Not for lack of any effort, though, as there was a RMB 320 billion increase in the medium term liquidity programs (claims on other depository corporations). However, just like last March when the whole internal system of bank reserves suddenly turned around to where reserves would suddenly decline regularly, there is no indication as to why the PBOC didn’t expend more effort to head off harmful liability side redistribution. It is that part that worries me the most, as it suggests that though we might have found some assumed degree of predictability and comfort with understanding there is “something” else missing – perhaps very big and important.

...The history of the PBOC balance sheet over the past year does seem to suggest just that kind of intent. There has been this seemingly determined restraint to just follow the forex assets at the base of the asset side no matter what it does to the liability side (internal money). And if that is correct, then it can only mean that Chinese officials are deathly afraid of the alternative. Their focus, as the “ticking clock”, would then be on the short run alone; to manage any disruption as its own problem rather than seeking full monetary absolution on the same terms as had been done up to 2012 (flooding).

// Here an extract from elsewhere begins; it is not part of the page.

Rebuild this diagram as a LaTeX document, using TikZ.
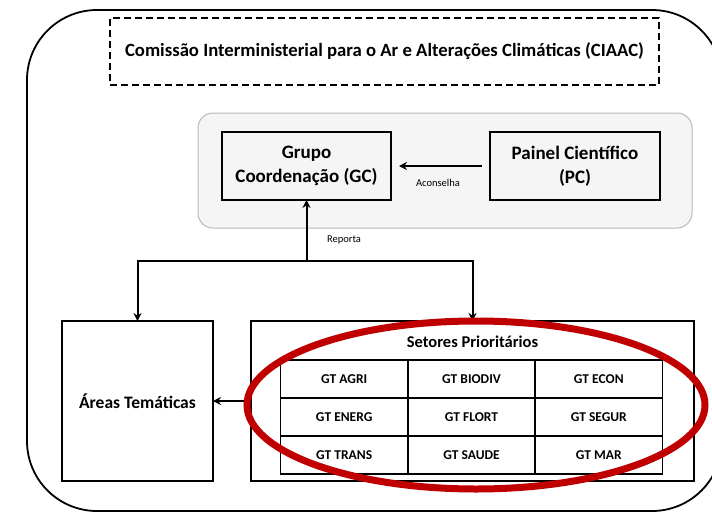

The implications are enormous, not the least of which is a more realistic picture for the global and US economy. The Chinese government, again if this is correct, is actively betting against Janet Yellen’s economic outlook. You don’t go into this kind of “emergency” mode if six months from now the world is a bright and beautiful place again. It might also propose that in light of that stance the PBOC could in one of these “dollar waves” go do too much on the short run so that the “ticking clock” following it becomes utterly unmanageable from any effort. The pendulum swings too far.

There are, of course, many other possibilities that could, in theory, account for what we find in China and Chinese money. That is again the problem that bothers me the most even here where it seems as if correlations have been durably established to the point of actual predictability (including why 2% O/N SHIBOR is so damn important; there is no obvious reason, none, as to why that number is meaningful but it clearly is and has been to the PBOC that it acts as a very useful guide; not knowing the actual reasoning behind it leaves us vulnerable to when it might not be).
Reuters: Foreign banks to start China yuan trade settlement on Friday
The first batch of foreign commercial banks has registered to directly trade yuan used for overseas trade settlement and can begin doing so on Friday, the foreign exchange market operator said.

Approved foreign commercial banks include CTBC Bank, Taipei Fubon Bank, Standard Chartered and Citibank Hong Kong Ltd.
Bloomberg: Yuan Heads for Longest Weekly Losing Streak This Year on Fed
China started to allow six offshore banks to trade spot, swaps and options in the onshore interbank currency market from Friday. This will help narrow the gap between onshore and offshore prices, according to Oversea-Chinese Banking Corp.
And if the offshore yuan leads the way lower?